Seventy years after the Atomic Bomb’s booming entrance into the world of warfare, we should take the time to think about the long-term impact of nuclear weapons on our global society. The devastation and horror actually inflicted by the bombs themselves when aimed at human targets is evident in cases like the US bombing of Japan’s Hiroshima and Nagasaki. It can be difficult to stomach that the original purpose of the nuclear weapon was to create this level of destruction to humanity.
However, with time, the use and purpose of an atomic bomb has evolved. As it turns out, an unreleased bomb and/or a bomb without a target also has strong power and influence. It can be used as a threatening device, as demonstrated by North Korea. North Korea has repeatedly used their nuclear capacity to display to the world their strength, and power through its nuclear capacity. For example, the three nuclear bomb tests conducted by North Korea in the Pacific Ocean, although unsuccessful, still had the impact of making a political and threatening statement to the rest of the world.
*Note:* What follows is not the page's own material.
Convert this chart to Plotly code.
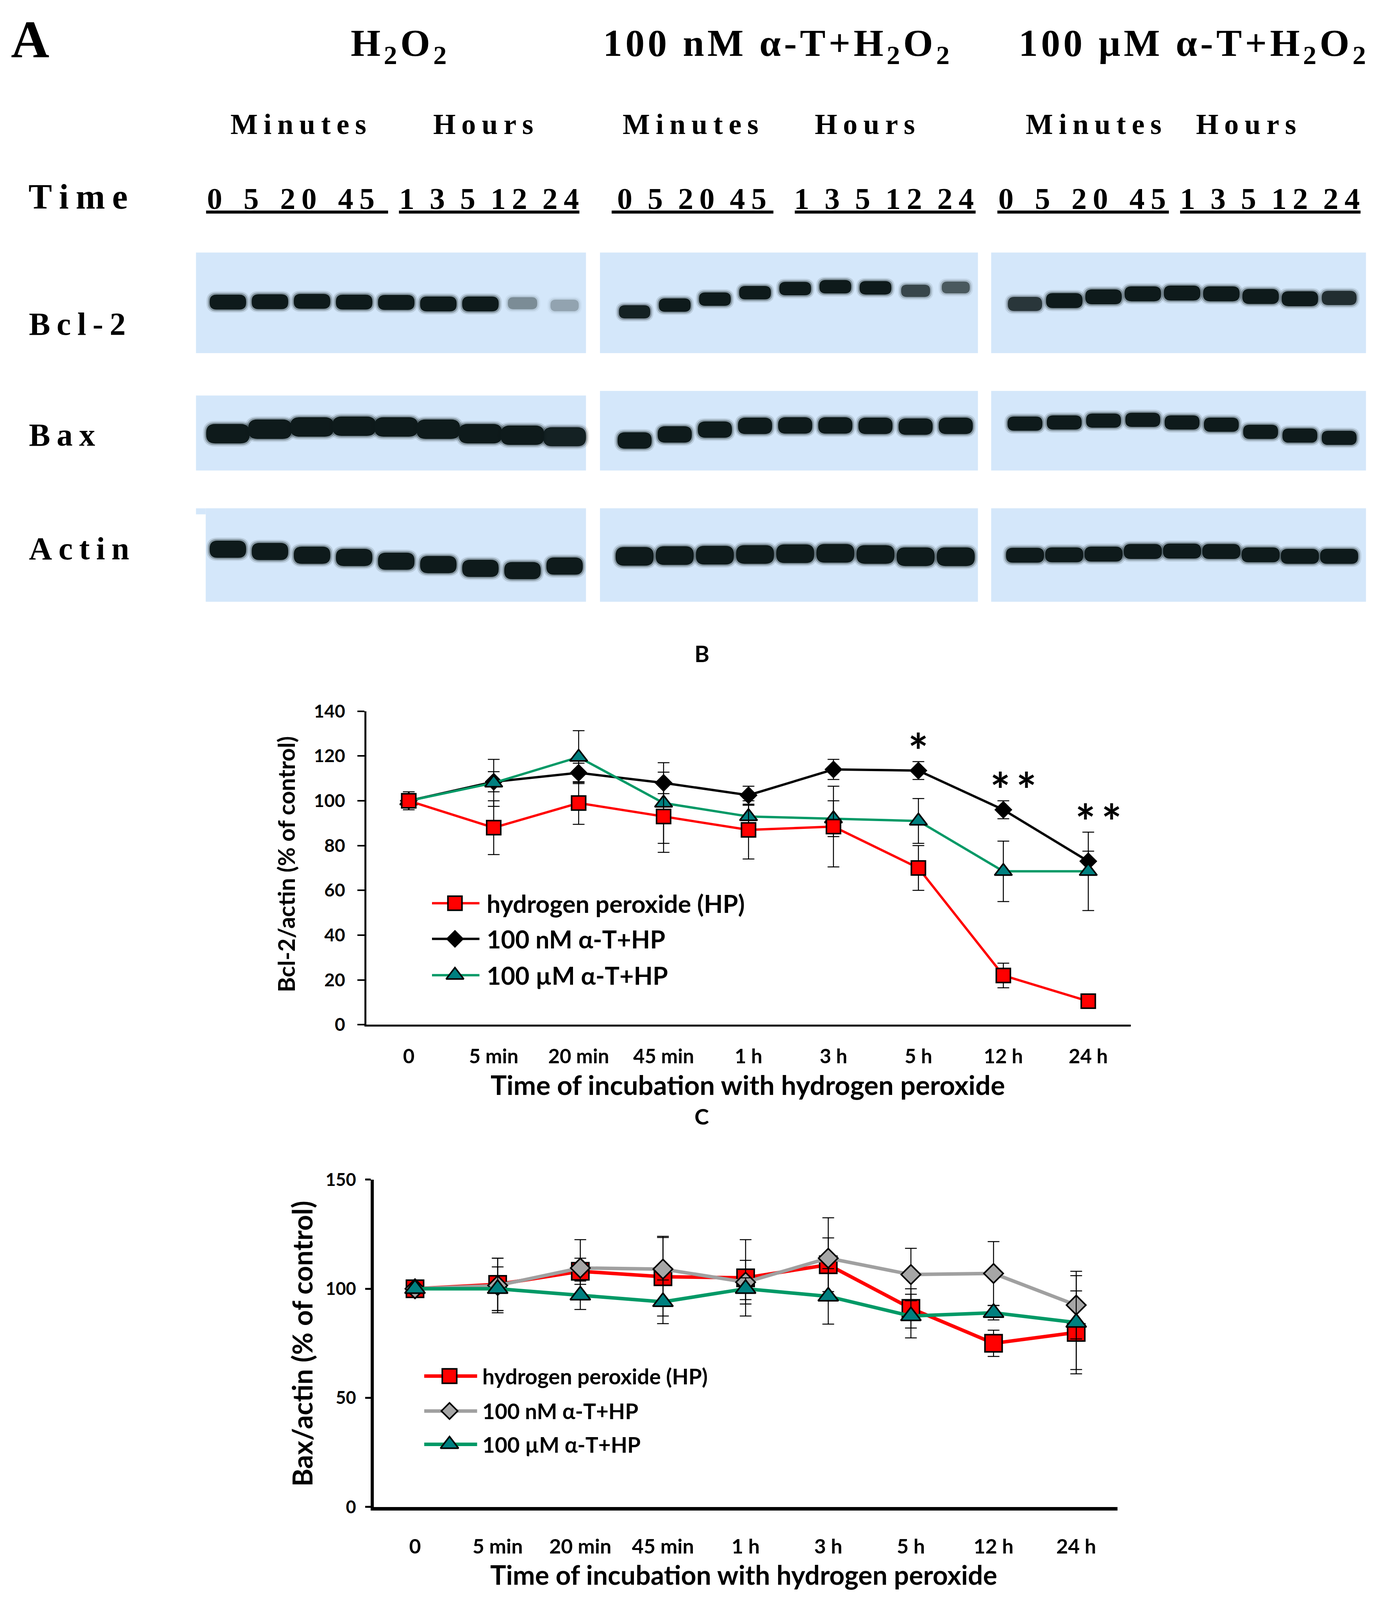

Untapped nuclear weapons can also be used as negotiating chips between two major world powers, as is the case with the recent U.S and Iran Nuclear deals. In exchange for Iran willingly disarming or forfeiting its nuclear ability and allowing European investigation into its facilities, it is being allowed back into an international trade with the West, specifically the United States, a long-time enemy of Iran’s. Between these two nations, no bombs even needed to be detonated, they simply needed to exist to have a political and economic impact on the global stage.
So on this day, it is interesting to consider that the original purpose of the Atomic bomb as a weapon of war has moved to being a weapon of negotiation and expression/concession of power.